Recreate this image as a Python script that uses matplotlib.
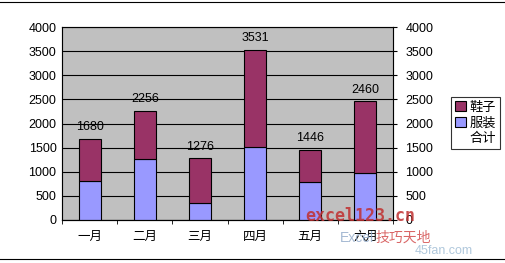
import matplotlib
matplotlib.use("Agg")
import matplotlib.pyplot as plt
import numpy as np

plt.rcParams['font.family'] = ['Liberation Sans', 'Noto Sans CJK SC', 'DejaVu Sans']

months = ["一月", "二月", "三月", "四月", "五月", "六月"]
clothes = [810, 1270, 360, 1520, 790, 965]      # 服装
shoes = [870, 986, 916, 2011, 656, 1495]        # 鞋子
totals = [1680, 2256, 1276, 3531, 1446, 2460]   # 合计

fig = plt.figure(figsize=(5.05, 2.63), dpi=100)
ax = fig.add_axes([62 / 505, 1 - 220 / 263, (393 - 62) / 505, (220 - 27) / 263])
ax.set_facecolor("#C0C0C0")

x = np.arange(len(months))
ax.bar(x, clothes, width=0.4, color="#9999FF", edgecolor="black", linewidth=0.8, label="服装", zorder=3)
ax.bar(x, shoes, width=0.4, bottom=clothes, color="#993366", edgecolor="black", linewidth=0.8, label="鞋子", zorder=3)
ax.plot(x, totals, linestyle="none", label="合计")
for xi, t in zip(x, totals):
    ax.text(xi, t + 120, str(t), ha="center", va="bottom", fontsize=9)

ax.set_xlim(-0.5, 5.5)
ax.set_ylim(0, 4000)
ax.set_yticks(range(0, 4001, 500))
ax.yaxis.grid(True, color="black", linewidth=0.8, zorder=1)
ax.set_axisbelow(True)
ax.set_xticks(x)
ax.set_xticklabels(months, fontsize=9)
ax.set_xticks(np.arange(-0.5, 6, 1), minor=True)
ax.tick_params(axis="x", which="major", length=0, pad=8)
ax.tick_params(axis="x", which="minor", length=3, direction="out")
ax.tick_params(axis="y", length=0, labelsize=9, pad=4)
for s in ["top", "right"]:
    ax.spines[s].set_color("#808080")
ax.spines["left"].set_color("#808080")
ax.spines["bottom"].set_color("black")

ax2 = ax.twinx()
ax2.set_ylim(0, 4000)
ax2.set_yticks(range(0, 4001, 500))
ax2.tick_params(axis="y", length=3, labelsize=9, pad=6)
ax2.spines["right"].set_color("black")

h, l = ax.get_legend_handles_labels()
by_label = dict(zip(l, h))
names = ["鞋子", "服装", "合计"]
leg = fig.legend([by_label[n] for n in names], names,
                 loc="upper left", bbox_to_anchor=(451 / 505, 1 - 97 / 263),
                 fontsize=9.5, frameon=True, fancybox=False, edgecolor="black",
                 handlelength=0.8, handleheight=0.8, handletextpad=0.3,
                 borderpad=0.3, labelspacing=0.25, borderaxespad=0)
leg.get_frame().set_linewidth(0.8)

# watermark
fig.text(305 / 505, 1 - 216 / 263, "excel123.cn", color="#C03030", fontsize=12,
         fontweight="bold", family="DejaVu Sans Mono", alpha=0.85, va="center")
fig.text(340 / 505, 1 - 238 / 263, "Excel", color="#8FA8C8", fontsize=10,
         alpha=0.8, va="center")
fig.text(376 / 505, 1 - 238 / 263, "技巧天地", color="#D04040", fontsize=10,
         alpha=0.8, va="center", family=["Noto Sans CJK SC", "DejaVu Sans"])
fig.text(415 / 505, 1 - 251 / 263, "45fan.com", color="#B0C8DC", fontsize=9, va="center")

# chart border lines
fig.add_artist(plt.Line2D([0, 1], [1 - 2 / 263, 1 - 2 / 263], color="black", linewidth=0.8))
fig.add_artist(plt.Line2D([0, 1], [1 - 259 / 263, 1 - 259 / 263], color="black", linewidth=0.8))

fig.savefig("out.png", dpi=100)
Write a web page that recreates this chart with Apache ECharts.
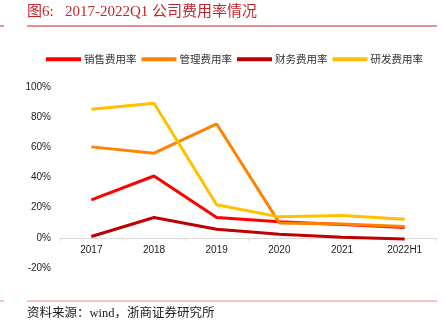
● ● ● ● ● ● ●
Task: Scan the lines above for "chart", then copy every one that has it.

Answer for the task:
# chart border lines
Write a web page that recreates this chart with Apache ECharts.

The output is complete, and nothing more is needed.